*Aim of the task*. Print the listing from its top line through the line containing "(0,0) rectangle (1041,356);", nothing more, and leave out the pictures.

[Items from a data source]
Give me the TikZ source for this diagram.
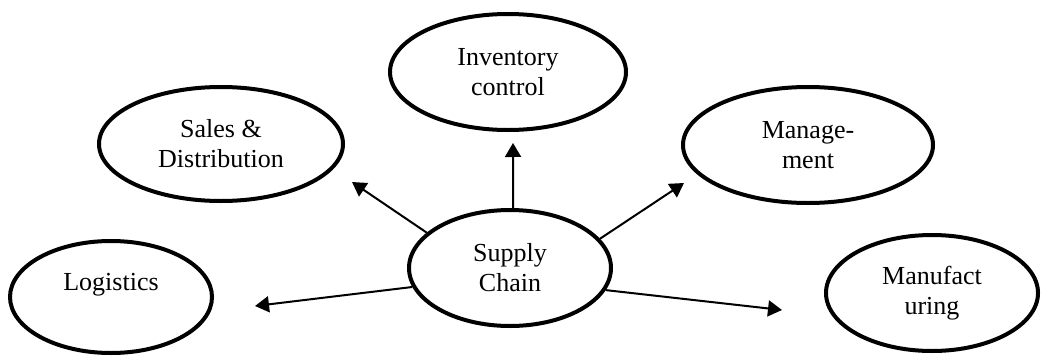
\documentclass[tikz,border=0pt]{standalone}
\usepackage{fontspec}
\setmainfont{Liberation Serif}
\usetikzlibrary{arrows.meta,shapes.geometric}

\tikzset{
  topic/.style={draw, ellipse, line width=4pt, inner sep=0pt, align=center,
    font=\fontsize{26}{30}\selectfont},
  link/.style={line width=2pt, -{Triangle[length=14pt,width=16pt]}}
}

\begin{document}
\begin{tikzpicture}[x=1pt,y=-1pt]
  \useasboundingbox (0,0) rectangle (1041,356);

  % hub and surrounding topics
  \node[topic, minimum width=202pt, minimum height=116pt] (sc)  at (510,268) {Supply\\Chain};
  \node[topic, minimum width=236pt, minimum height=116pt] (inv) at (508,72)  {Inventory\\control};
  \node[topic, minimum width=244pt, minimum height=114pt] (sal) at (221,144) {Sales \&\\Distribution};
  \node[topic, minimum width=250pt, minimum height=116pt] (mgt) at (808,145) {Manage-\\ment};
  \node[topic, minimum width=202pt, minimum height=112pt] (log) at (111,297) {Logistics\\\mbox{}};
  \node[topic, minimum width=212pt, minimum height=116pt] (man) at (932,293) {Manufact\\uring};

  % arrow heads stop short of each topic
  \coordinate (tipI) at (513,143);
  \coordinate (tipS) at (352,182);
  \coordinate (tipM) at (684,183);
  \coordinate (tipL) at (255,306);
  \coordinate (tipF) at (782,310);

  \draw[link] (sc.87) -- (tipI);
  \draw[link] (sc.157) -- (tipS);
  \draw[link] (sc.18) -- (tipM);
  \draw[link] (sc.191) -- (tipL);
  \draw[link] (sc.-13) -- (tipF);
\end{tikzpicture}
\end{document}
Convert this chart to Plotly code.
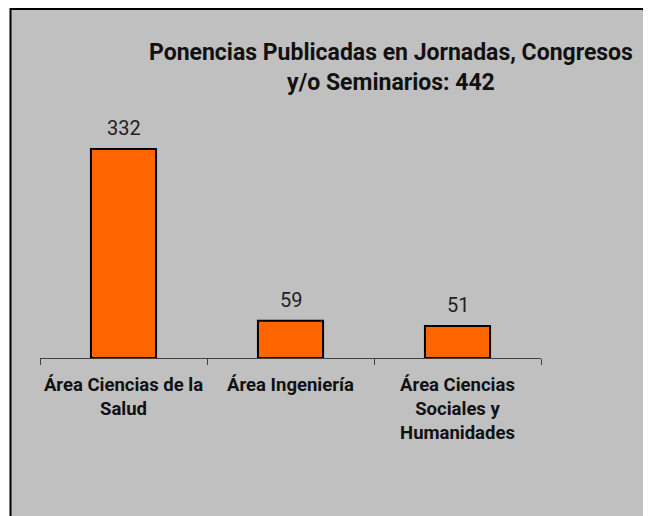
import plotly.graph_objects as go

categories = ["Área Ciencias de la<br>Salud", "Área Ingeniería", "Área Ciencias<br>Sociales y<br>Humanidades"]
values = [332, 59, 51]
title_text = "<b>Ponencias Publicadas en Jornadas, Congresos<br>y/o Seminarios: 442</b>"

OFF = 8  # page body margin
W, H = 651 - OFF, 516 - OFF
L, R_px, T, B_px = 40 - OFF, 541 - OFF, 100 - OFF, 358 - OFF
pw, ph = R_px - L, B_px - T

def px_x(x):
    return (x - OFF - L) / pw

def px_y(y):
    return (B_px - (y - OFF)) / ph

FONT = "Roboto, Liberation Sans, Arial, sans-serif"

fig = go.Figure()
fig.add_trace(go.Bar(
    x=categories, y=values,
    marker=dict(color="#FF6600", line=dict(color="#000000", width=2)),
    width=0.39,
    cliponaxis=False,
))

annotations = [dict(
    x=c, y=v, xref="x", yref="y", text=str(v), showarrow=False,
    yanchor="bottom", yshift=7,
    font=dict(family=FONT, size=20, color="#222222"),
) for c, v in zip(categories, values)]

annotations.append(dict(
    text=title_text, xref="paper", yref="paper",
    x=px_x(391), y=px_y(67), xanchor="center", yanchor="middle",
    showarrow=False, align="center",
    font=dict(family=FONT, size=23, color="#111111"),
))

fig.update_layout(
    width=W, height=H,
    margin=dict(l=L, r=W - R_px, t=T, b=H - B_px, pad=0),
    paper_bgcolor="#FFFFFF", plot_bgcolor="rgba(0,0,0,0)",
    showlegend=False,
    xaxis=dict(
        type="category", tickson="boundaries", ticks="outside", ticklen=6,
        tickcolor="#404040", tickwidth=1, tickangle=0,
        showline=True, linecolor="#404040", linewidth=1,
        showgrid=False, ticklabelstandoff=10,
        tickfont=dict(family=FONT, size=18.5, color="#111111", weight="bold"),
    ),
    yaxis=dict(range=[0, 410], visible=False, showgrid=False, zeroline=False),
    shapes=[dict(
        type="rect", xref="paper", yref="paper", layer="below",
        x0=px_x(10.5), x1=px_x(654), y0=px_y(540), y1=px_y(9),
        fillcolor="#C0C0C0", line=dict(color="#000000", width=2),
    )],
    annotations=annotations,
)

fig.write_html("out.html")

*Result of this task*.
Give me the TikZ source for this diagram.
\documentclass[tikz,border=0pt]{standalone}
\usepackage{fontspec}
\setmainfont{Liberation Serif}
\usetikzlibrary{arrows.meta,shapes.geometric}

\tikzset{
  topic/.style={draw, ellipse, line width=4pt, inner sep=0pt, align=center,
    font=\fontsize{26}{30}\selectfont},
  link/.style={line width=2pt, -{Triangle[length=14pt,width=16pt]}}
}

\begin{document}
\begin{tikzpicture}[x=1pt,y=-1pt]
  \useasboundingbox (0,0) rectangle (1041,356);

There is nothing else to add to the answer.